Things That Go Bump In The Night
Epsilon Theory
January 26, 2018·0 comments·Money
For years, institutional investors paid billions for portfolio hedges (mostly put options) not because they improved returns, but because they felt like talismans against market catastrophe. Now, after years of disappointing investment performance, these same investors are abandoning hedges entirely. The shift is quiet and behavioral, visible in charts but not in announcements. It represents a fundamental change in how markets function.
- Put-buying patterns have vanished. The ratio of put options to call options on the CBOE shows an unprecedented collapse in protective hedging. Spikes that used to occur every few months whenever market fears arose have simply stopped appearing, despite plenty of reasons to be scared. The behavior that sustained an entire market structure has evaporated.

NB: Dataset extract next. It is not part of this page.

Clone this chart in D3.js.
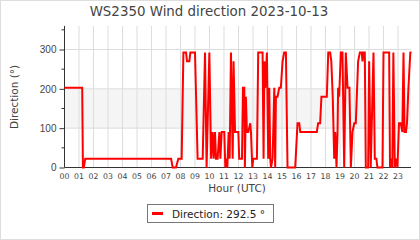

- The dollar amount of actual market protection is plummeting. Delta-adjusted open interest on S&P 500 puts has crashed from approximately $230 billion in late 2015 to roughly $70 billion today, the lowest level in five years, and the trajectory suggests it's heading toward nothing. This isn't a minor adjustment. It's the unraveling of an entire hedging infrastructure.
- Volatility-selling strategies benefited for years because of this behavior. When investors got scared and bought protective puts, volatility traders sold them at a profit. When the bogeyman didn't arrive and the puts expired worthless, the premiums stayed with the sellers. This machine depended entirely on naturally long-only investors being willing to lose money repeatedly for the psychic benefit of feeling protected.
- The Fed is being positioned as the real hedge. The implicit assumption now is that central banks will always step in to prevent serious market declines. Why pay for put options when the Fed provides protection for free. But this reasoning has a fatal flaw that Hunt identifies without spelling it out.
- The real question isn't what market crashes the Fed can prevent. It's what the Fed won't prevent, and what happens when investors finally realize they've surrendered protection against the threats that matter most. The monsters we should be hedging against operate in plain sight, already inside the system, with absolute entitlement and zero intention of asking permission.